— Begin —
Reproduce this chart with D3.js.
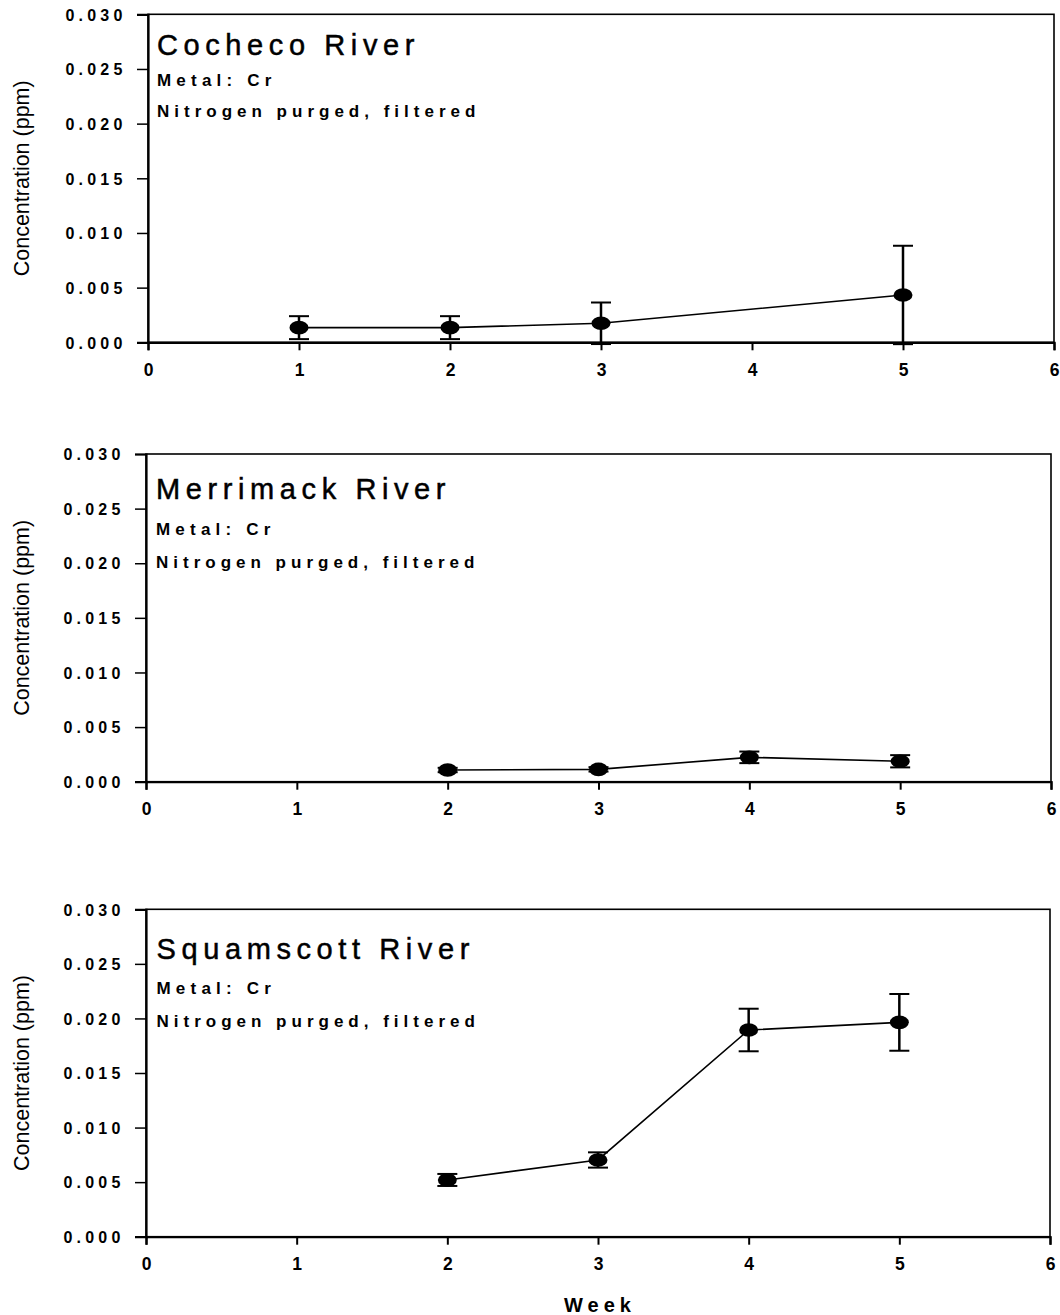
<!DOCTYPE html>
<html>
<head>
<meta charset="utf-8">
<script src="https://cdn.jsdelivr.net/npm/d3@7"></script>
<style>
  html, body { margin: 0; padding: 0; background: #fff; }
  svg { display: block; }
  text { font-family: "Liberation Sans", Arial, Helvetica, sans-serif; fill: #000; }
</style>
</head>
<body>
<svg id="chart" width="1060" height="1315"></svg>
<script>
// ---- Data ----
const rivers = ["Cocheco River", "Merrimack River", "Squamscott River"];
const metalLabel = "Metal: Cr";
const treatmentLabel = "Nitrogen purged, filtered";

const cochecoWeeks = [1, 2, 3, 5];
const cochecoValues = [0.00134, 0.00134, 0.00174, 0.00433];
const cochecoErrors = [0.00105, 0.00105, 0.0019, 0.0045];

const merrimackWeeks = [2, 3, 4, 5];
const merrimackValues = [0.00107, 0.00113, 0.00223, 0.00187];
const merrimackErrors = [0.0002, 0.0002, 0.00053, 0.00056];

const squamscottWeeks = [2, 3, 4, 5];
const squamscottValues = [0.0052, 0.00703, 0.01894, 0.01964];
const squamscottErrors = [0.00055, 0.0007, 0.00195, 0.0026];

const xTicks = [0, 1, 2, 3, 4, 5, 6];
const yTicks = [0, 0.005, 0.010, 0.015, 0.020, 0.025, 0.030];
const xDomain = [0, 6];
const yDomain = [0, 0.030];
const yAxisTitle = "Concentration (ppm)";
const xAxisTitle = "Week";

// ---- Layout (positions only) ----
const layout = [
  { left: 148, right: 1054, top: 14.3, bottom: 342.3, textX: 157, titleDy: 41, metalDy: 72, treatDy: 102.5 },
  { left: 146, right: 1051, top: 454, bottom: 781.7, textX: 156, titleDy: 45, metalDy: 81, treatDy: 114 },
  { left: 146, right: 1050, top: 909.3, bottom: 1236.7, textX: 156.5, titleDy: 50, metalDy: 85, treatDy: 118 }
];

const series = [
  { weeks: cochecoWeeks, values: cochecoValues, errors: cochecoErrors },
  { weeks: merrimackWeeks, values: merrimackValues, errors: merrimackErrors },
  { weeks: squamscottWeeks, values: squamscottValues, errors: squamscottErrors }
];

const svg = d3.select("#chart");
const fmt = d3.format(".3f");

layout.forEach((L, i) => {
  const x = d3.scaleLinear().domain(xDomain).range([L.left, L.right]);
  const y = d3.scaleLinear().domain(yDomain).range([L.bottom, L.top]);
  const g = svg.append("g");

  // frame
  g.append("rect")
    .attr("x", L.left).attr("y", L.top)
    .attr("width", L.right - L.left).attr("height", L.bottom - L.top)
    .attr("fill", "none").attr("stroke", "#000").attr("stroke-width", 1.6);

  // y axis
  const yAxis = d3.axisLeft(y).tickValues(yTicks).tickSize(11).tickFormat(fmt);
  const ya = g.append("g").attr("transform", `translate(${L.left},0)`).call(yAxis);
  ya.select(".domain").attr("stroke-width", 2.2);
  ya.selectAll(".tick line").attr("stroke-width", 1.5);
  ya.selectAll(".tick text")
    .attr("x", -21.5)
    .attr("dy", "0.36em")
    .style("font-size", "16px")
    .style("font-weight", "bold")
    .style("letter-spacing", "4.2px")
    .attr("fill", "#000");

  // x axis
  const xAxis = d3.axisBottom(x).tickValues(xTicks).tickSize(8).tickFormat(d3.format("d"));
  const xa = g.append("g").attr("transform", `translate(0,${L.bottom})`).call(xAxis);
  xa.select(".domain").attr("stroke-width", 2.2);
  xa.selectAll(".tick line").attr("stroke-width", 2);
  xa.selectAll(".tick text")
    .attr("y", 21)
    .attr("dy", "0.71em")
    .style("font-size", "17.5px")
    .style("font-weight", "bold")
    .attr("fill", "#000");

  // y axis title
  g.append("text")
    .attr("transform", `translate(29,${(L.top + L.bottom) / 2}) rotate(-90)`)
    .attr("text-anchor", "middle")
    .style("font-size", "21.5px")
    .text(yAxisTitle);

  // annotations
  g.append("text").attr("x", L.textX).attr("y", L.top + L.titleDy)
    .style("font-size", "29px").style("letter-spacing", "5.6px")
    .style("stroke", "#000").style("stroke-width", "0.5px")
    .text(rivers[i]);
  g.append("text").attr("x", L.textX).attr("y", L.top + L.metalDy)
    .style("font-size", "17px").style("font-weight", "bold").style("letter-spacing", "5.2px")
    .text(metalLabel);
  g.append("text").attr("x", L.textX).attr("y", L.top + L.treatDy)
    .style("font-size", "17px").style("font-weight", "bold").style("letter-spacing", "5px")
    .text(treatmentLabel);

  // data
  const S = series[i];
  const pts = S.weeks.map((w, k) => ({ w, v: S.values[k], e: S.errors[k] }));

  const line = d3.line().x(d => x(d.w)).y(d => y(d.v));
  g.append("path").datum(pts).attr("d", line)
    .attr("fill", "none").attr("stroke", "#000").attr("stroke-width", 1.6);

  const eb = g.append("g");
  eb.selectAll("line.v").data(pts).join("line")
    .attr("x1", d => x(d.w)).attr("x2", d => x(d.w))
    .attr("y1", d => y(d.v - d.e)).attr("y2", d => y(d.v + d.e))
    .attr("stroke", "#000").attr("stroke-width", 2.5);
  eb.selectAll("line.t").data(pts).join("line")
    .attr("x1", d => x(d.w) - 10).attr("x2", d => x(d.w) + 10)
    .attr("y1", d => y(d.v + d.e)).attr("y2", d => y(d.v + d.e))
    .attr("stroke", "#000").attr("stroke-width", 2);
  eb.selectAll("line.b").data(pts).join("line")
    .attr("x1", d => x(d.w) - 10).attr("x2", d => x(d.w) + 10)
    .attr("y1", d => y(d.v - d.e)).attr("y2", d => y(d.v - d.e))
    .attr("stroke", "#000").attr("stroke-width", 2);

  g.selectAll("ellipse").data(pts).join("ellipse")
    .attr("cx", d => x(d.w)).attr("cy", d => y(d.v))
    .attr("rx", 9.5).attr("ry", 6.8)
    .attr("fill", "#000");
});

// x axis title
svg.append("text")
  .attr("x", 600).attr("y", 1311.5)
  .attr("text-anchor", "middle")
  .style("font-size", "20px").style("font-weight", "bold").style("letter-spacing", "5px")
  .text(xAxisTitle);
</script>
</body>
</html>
— End —
Transcribe the full listing above exactly, with the images removed.

Answer to this task:
Reproduce this chart with D3.js.
<!DOCTYPE html>
<html>
<head>
<meta charset="utf-8">
<script src="https://cdn.jsdelivr.net/npm/d3@7"></script>
<style>
  html, body { margin: 0; padding: 0; background: #fff; }
  svg { display: block; }
  text { font-family: "Liberation Sans", Arial, Helvetica, sans-serif; fill: #000; }
</style>
</head>
<body>
<svg id="chart" width="1060" height="1315"></svg>
<script>
// ---- Data ----
const rivers = ["Cocheco River", "Merrimack River", "Squamscott River"];
const metalLabel = "Metal: Cr";
const treatmentLabel = "Nitrogen purged, filtered";

const cochecoWeeks = [1, 2, 3, 5];
const cochecoValues = [0.00134, 0.00134, 0.00174, 0.00433];
const cochecoErrors = [0.00105, 0.00105, 0.0019, 0.0045];

const merrimackWeeks = [2, 3, 4, 5];
const merrimackValues = [0.00107, 0.00113, 0.00223, 0.00187];
const merrimackErrors = [0.0002, 0.0002, 0.00053, 0.00056];

const squamscottWeeks = [2, 3, 4, 5];
const squamscottValues = [0.0052, 0.00703, 0.01894, 0.01964];
const squamscottErrors = [0.00055, 0.0007, 0.00195, 0.0026];

const xTicks = [0, 1, 2, 3, 4, 5, 6];
const yTicks = [0, 0.005, 0.010, 0.015, 0.020, 0.025, 0.030];
const xDomain = [0, 6];
const yDomain = [0, 0.030];
const yAxisTitle = "Concentration (ppm)";
const xAxisTitle = "Week";

// ---- Layout (positions only) ----
const layout = [
  { left: 148, right: 1054, top: 14.3, bottom: 342.3, textX: 157, titleDy: 41, metalDy: 72, treatDy: 102.5 },
  { left: 146, right: 1051, top: 454, bottom: 781.7, textX: 156, titleDy: 45, metalDy: 81, treatDy: 114 },
  { left: 146, right: 1050, top: 909.3, bottom: 1236.7, textX: 156.5, titleDy: 50, metalDy: 85, treatDy: 118 }
];

const series = [
  { weeks: cochecoWeeks, values: cochecoValues, errors: cochecoErrors },
  { weeks: merrimackWeeks, values: merrimackValues, errors: merrimackErrors },
  { weeks: squamscottWeeks, values: squamscottValues, errors: squamscottErrors }
];

const svg = d3.select("#chart");
const fmt = d3.format(".3f");

layout.forEach((L, i) => {
  const x = d3.scaleLinear().domain(xDomain).range([L.left, L.right]);
  const y = d3.scaleLinear().domain(yDomain).range([L.bottom, L.top]);
  const g = svg.append("g");

  // frame
  g.append("rect")
    .attr("x", L.left).attr("y", L.top)
    .attr("width", L.right - L.left).attr("height", L.bottom - L.top)
    .attr("fill", "none").attr("stroke", "#000").attr("stroke-width", 1.6);

  // y axis
  const yAxis = d3.axisLeft(y).tickValues(yTicks).tickSize(11).tickFormat(fmt);
  const ya = g.append("g").attr("transform", `translate(${L.left},0)`).call(yAxis);
  ya.select(".domain").attr("stroke-width", 2.2);
  ya.selectAll(".tick line").attr("stroke-width", 1.5);
  ya.selectAll(".tick text")
    .attr("x", -21.5)
    .attr("dy", "0.36em")
    .style("font-size", "16px")
    .style("font-weight", "bold")
    .style("letter-spacing", "4.2px")
    .attr("fill", "#000");

  // x axis
  const xAxis = d3.axisBottom(x).tickValues(xTicks).tickSize(8).tickFormat(d3.format("d"));
  const xa = g.append("g").attr("transform", `translate(0,${L.bottom})`).call(xAxis);
  xa.select(".domain").attr("stroke-width", 2.2);
  xa.selectAll(".tick line").attr("stroke-width", 2);
  xa.selectAll(".tick text")
    .attr("y", 21)
    .attr("dy", "0.71em")
    .style("font-size", "17.5px")
    .style("font-weight", "bold")
    .attr("fill", "#000");

  // y axis title
  g.append("text")
    .attr("transform", `translate(29,${(L.top + L.bottom) / 2}) rotate(-90)`)
    .attr("text-anchor", "middle")
    .style("font-size", "21.5px")
    .text(yAxisTitle);

  // annotations
  g.append("text").attr("x", L.textX).attr("y", L.top + L.titleDy)
    .style("font-size", "29px").style("letter-spacing", "5.6px")
    .style("stroke", "#000").style("stroke-width", "0.5px")
    .text(rivers[i]);
  g.append("text").attr("x", L.textX).attr("y", L.top + L.metalDy)
    .style("font-size", "17px").style("font-weight", "bold").style("letter-spacing", "5.2px")
    .text(metalLabel);
  g.append("text").attr("x", L.textX).attr("y", L.top + L.treatDy)
    .style("font-size", "17px").style("font-weight", "bold").style("letter-spacing", "5px")
    .text(treatmentLabel);

  // data
  const S = series[i];
  const pts = S.weeks.map((w, k) => ({ w, v: S.values[k], e: S.errors[k] }));

  const line = d3.line().x(d => x(d.w)).y(d => y(d.v));
  g.append("path").datum(pts).attr("d", line)
    .attr("fill", "none").attr("stroke", "#000").attr("stroke-width", 1.6);

  const eb = g.append("g");
  eb.selectAll("line.v").data(pts).join("line")
    .attr("x1", d => x(d.w)).attr("x2", d => x(d.w))
    .attr("y1", d => y(d.v - d.e)).attr("y2", d => y(d.v + d.e))
    .attr("stroke", "#000").attr("stroke-width", 2.5);
  eb.selectAll("line.t").data(pts).join("line")
    .attr("x1", d => x(d.w) - 10).attr("x2", d => x(d.w) + 10)
    .attr("y1", d => y(d.v + d.e)).attr("y2", d => y(d.v + d.e))
    .attr("stroke", "#000").attr("stroke-width", 2);
  eb.selectAll("line.b").data(pts).join("line")
    .attr("x1", d => x(d.w) - 10).attr("x2", d => x(d.w) + 10)
    .attr("y1", d => y(d.v - d.e)).attr("y2", d => y(d.v - d.e))
    .attr("stroke", "#000").attr("stroke-width", 2);

  g.selectAll("ellipse").data(pts).join("ellipse")
    .attr("cx", d => x(d.w)).attr("cy", d => y(d.v))
    .attr("rx", 9.5).attr("ry", 6.8)
    .attr("fill", "#000");
});

// x axis title
svg.append("text")
  .attr("x", 600).attr("y", 1311.5)
  .attr("text-anchor", "middle")
  .style("font-size", "20px").style("font-weight", "bold").style("letter-spacing", "5px")
  .text(xAxisTitle);
</script>
</body>
</html>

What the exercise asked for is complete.